A lot of us probably have more clothes than we can count or even fit into one wardrobe or chest of drawers. And a huge percentage of us are probably meaning to clear out some stuff because “it’s getting ridiculous now honestly, haha.” Well, no time like the present.
- Make a pile of the clothes that you’ve become sentimentally attached to but don’t actually wear because there’s some minor issue with it: a button came off, there’s a loose thread, a slight rip. You know the ones I mean.
- Now, if you’re feeling crafty you could break out the sewing kit (which you definitely own, right?) and fix any minor holes in a couple of minutes. Or upcycle it into something newer and cooler if the style isn’t really you any more.
- If sewing gives you nightmares of Victorian women in rocking chairs, see if you have any friends that are into DIY or textiles and could help fix your clothes for you. Or see if there’s a Craft Society at your uni, or at your local community centre. Or ask your gran / relevant family member.
- If it’s a lost cause and you’re reading this while inching towards the bin with the offending item, stop! If you don’t want to upcycle it or fix it, old clothes can just be cut up and used as kitchen towels. Saves you money on paper towels and does the job just the same.
- Clothes that aren’t broken but you don’t wear anyway: Put them in a bag ready to take to your local charity shop. You could even set a reminder in your phone to take the bag when you know you’ll be going past a charity shop.
- If you want to make some money, consider selling the clothes on Ebay or Vinted.
Use a flask. Again, just like plastic bags this is more or less money-saving environmentalism for beginners. A ton of cafes now offer a discount when you bring your own reusable cup, and if you want to save even more money you could bring your own tea bags or coffee and get drinks for free because most places won’t charge for hot water.

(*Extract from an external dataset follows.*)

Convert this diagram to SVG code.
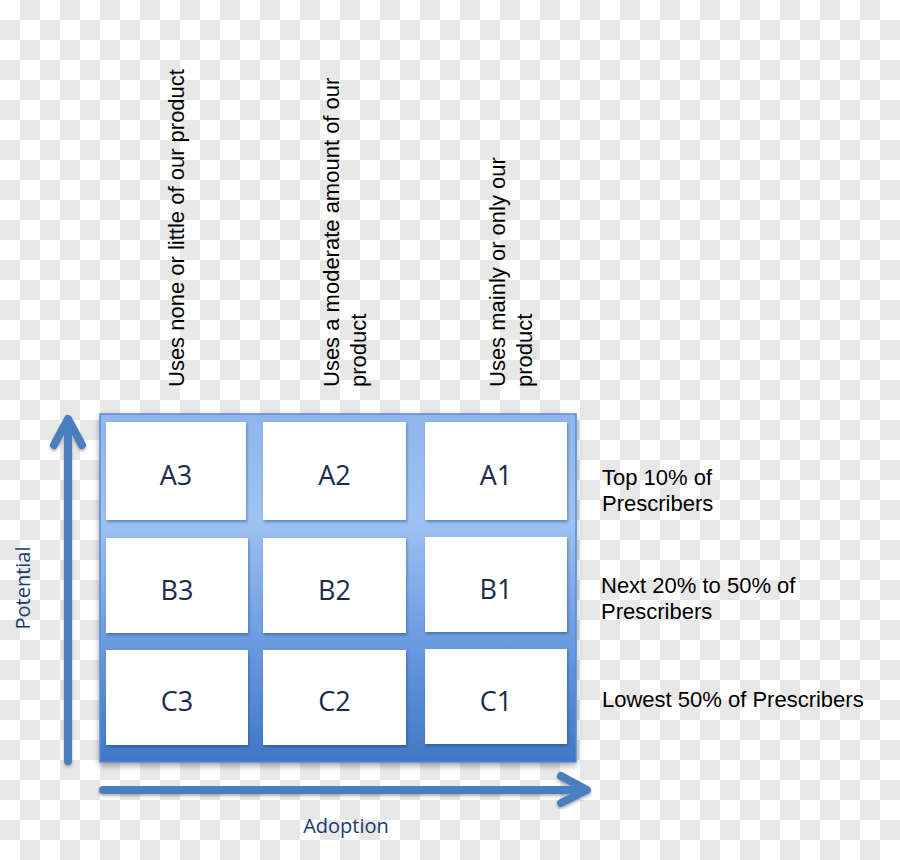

I will admit, this isn’t necessarily something you can do right now if you don’t have a flask in your house, but you can pick one up from Oxfam, pretty much all cafes, and book shops like Waterstones or local museums tend to have cool ones. It will save you so much money, just remember to actually keep it in your bag as much as possible so you don’t forget to take it with you.
- Get some free water-saving gadgets online
You literally register and they send you tap inserts, a shower timer and other things for free in the post. This will save you money on your bills and also give you a serious sense of superiority when your housemate asks what you’re doing as you wrestle to attach the new shower-head.
Philosophical side note: Our society is geared towards creating a consumer need for things. Everything is a must-have and without fail every couple of weeks Sainsburys and Tesco and every other supermarket tell us that [Christmas/Mother’s Day/Father’s Day/Summer BBQ/Easter/etc.] just isn’t complete without [insert giant list of items]. Similarly, the notion of ‘treating ourselves’ has become synonymous with spending money.
This is how businesses make a profit, so it’s no wonder we are shepherded towards spending money on Essentials every day and told that product XYZ will vastly improve our lives. But at the end of the day if spending money really made us that much happier, why aren’t we happy?
These are 10 quick tips but ultimately they boil down to one thing: don’t believe that you need to buy everything you’re told to. Value what you have and everything it can be used for and your shopping list will magically shrink over time. We are smarter and more creative than we think with making the most of the resources available to us. So let’s ignore the allure of single-use convenience items or bright supermarket adverts and value ourselves a little bit more too.